La misophonie reste à ce jour impossible à guérir ; tout au plus peut-on rendre ses symptômes plus supportables. Les meilleurs résultats s’obtiennent en combinant plusieurs approches. La thérapie cognitivo-comportementale, par exemple, consiste à apprendre au patient à détecter les facteurs déclencheurs et lui apprendre à mieux gérer les réactions émotionnelles qu’ils provoquent. Il peut aussi s’entraîner à concentrer son attention sur autre chose ou apprendre à affronter les tensions par des exercices de relaxation. Le contre-conditionnement, enfin, permettra de créer de nouvelles associations positives qui estomperont sa révulsion et sa rage. Avec un peu d’entraînement, il pourra par exemple remplacer dans son esprit le craquement des chips par l’image de la neige toute fraîche sous ses pas.
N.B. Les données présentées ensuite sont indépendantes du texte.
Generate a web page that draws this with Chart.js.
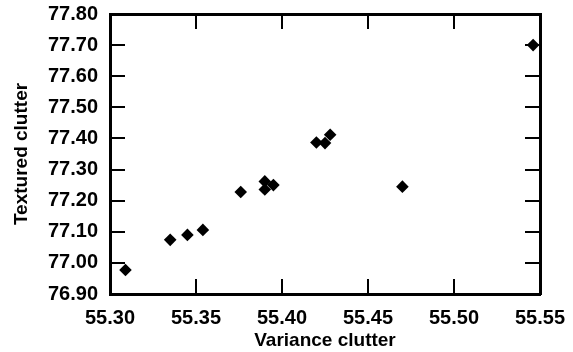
<!DOCTYPE html>
<html>
<head>
<meta charset="utf-8">
<script src="https://cdn.jsdelivr.net/npm/chart.js@4/dist/chart.umd.min.js"></script>
<style>
html,body{margin:0;padding:0;background:#fff;}
#wrap{width:573px;height:352px;}
</style>
</head>
<body>
<div id="wrap"><canvas id="c" width="573" height="352"></canvas></div>
<script>
const varianceClutter = [55.309, 55.335, 55.345, 55.354, 55.376, 55.390, 55.390, 55.395, 55.420, 55.425, 55.428, 55.470, 55.546];
const texturedClutter = [76.977, 77.074, 77.090, 77.106, 77.228, 77.262, 77.236, 77.250, 77.387, 77.385, 77.412, 77.245, 77.700];
const xTickLabels = ['55.30', '55.35', '55.40', '55.45', '55.50', '55.55'];
const yTickLabels = ['76.90', '77.00', '77.10', '77.20', '77.30', '77.40', '77.50', '77.60', '77.70', '77.80'];

const points = varianceClutter.map((x, i) => ({x: x, y: texturedClutter[i]}));
const FONT = '"Liberation Sans", Arial, Helvetica, sans-serif';
const xMin = parseFloat(xTickLabels[0]), xMax = parseFloat(xTickLabels[xTickLabels.length - 1]);
const yMin = parseFloat(yTickLabels[0]), yMax = parseFloat(yTickLabels[yTickLabels.length - 1]);

function labelFor(list) {
  return (v) => list.find(l => Math.abs(parseFloat(l) - v) < 1e-6) || '';
}
function frameGrid() {
  return {display: true, drawOnChartArea: false, drawTicks: true, tickLength: -15,
          tickWidth: 2, tickColor: '#000000', color: '#000000', lineWidth: 2};
}
function frameBorder() {
  return {display: true, color: '#000000', width: 3, dash: []};
}

new Chart(document.getElementById('c'), {
  type: 'scatter',
  data: {
    datasets: [{
      data: points,
      xAxisID: 'x',
      yAxisID: 'y',
      pointStyle: 'rectRot',
      pointRadius: 6.3,
      pointHoverRadius: 6.3,
      backgroundColor: '#000000',
      borderColor: '#000000',
      borderWidth: 0,
      clip: false
    }]
  },
  options: {
    responsive: false,
    animation: false,
    events: [],
    layout: {padding: {top: 14, right: 33, left: 0, bottom: 0}},
    plugins: {legend: {display: false}, tooltip: {enabled: false}},
    scales: {
      x: {
        type: 'linear', position: 'bottom',
        min: xMin, max: xMax,
        afterBuildTicks(s) { s.ticks = xTickLabels.map(v => ({value: parseFloat(v)})); },
        afterFit(s) { s.height = 58; s.paddingLeft = 0; s.paddingRight = 0; },
        grid: frameGrid(),
        border: frameBorder(),
        ticks: {
          color: '#000', padding: 27, maxRotation: 0, autoSkip: false,
          font: {family: FONT, size: 20, weight: 'bold'},
          callback: labelFor(xTickLabels)
        },
        title: {display: true, text: 'Variance clutter', color: '#000',
          font: {family: FONT, size: 19, weight: 'bold'}, padding: {top: 0, bottom: 0}}
      },
      x2: {
        type: 'linear', position: 'top',
        min: xMin, max: xMax,
        afterBuildTicks(s) { s.ticks = xTickLabels.map(v => ({value: parseFloat(v)})); },
        afterFit(s) { s.height = 0; s.paddingLeft = 0; s.paddingRight = 0; },
        grid: frameGrid(),
        border: frameBorder(),
        ticks: {display: false}
      },
      y: {
        type: 'linear', position: 'left',
        min: yMin, max: yMax,
        afterBuildTicks(s) { s.ticks = yTickLabels.map(v => ({value: parseFloat(v)})); },
        afterFit(s) { s.width = 110; s.paddingTop = 0; s.paddingBottom = 0; },
        grid: frameGrid(),
        border: frameBorder(),
        ticks: {
          color: '#000', padding: 27, autoSkip: false,
          font: {family: FONT, size: 20, weight: 'bold'},
          callback: labelFor(yTickLabels)
        },
        title: {display: true, text: 'Textured clutter', color: '#000',
          font: {family: FONT, size: 19, weight: 'bold'}, padding: {top: 10, bottom: 0}}
      },
      y2: {
        type: 'linear', position: 'right',
        min: yMin, max: yMax,
        afterBuildTicks(s) { s.ticks = yTickLabels.map(v => ({value: parseFloat(v)})); },
        afterFit(s) { s.width = 0; s.paddingTop = 0; s.paddingBottom = 0; },
        grid: frameGrid(),
        border: frameBorder(),
        ticks: {display: false}
      }
    }
  }
});
</script>
</body>
</html>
Évitez les bouchons d’oreilles

Les personnes qui souffrent de misophonie ont volontiers recours à des écouteurs ou à des bouchons d’oreilles pour masquer les sons qui les dérangent… Ce n’est pas forcément une bonne idée, en particulier lorsque cela devient une habitude, car ces protections auditives risquent en réalité d’aggraver les choses. Si le patient s’habitue à un relatif silence, il deviendra en effet d’autant plus sensible aux bruits gênants et risque en outre de développer une dépendance, au point de paniquer s’il n’a pas ses bouchons d’oreilles sous la main.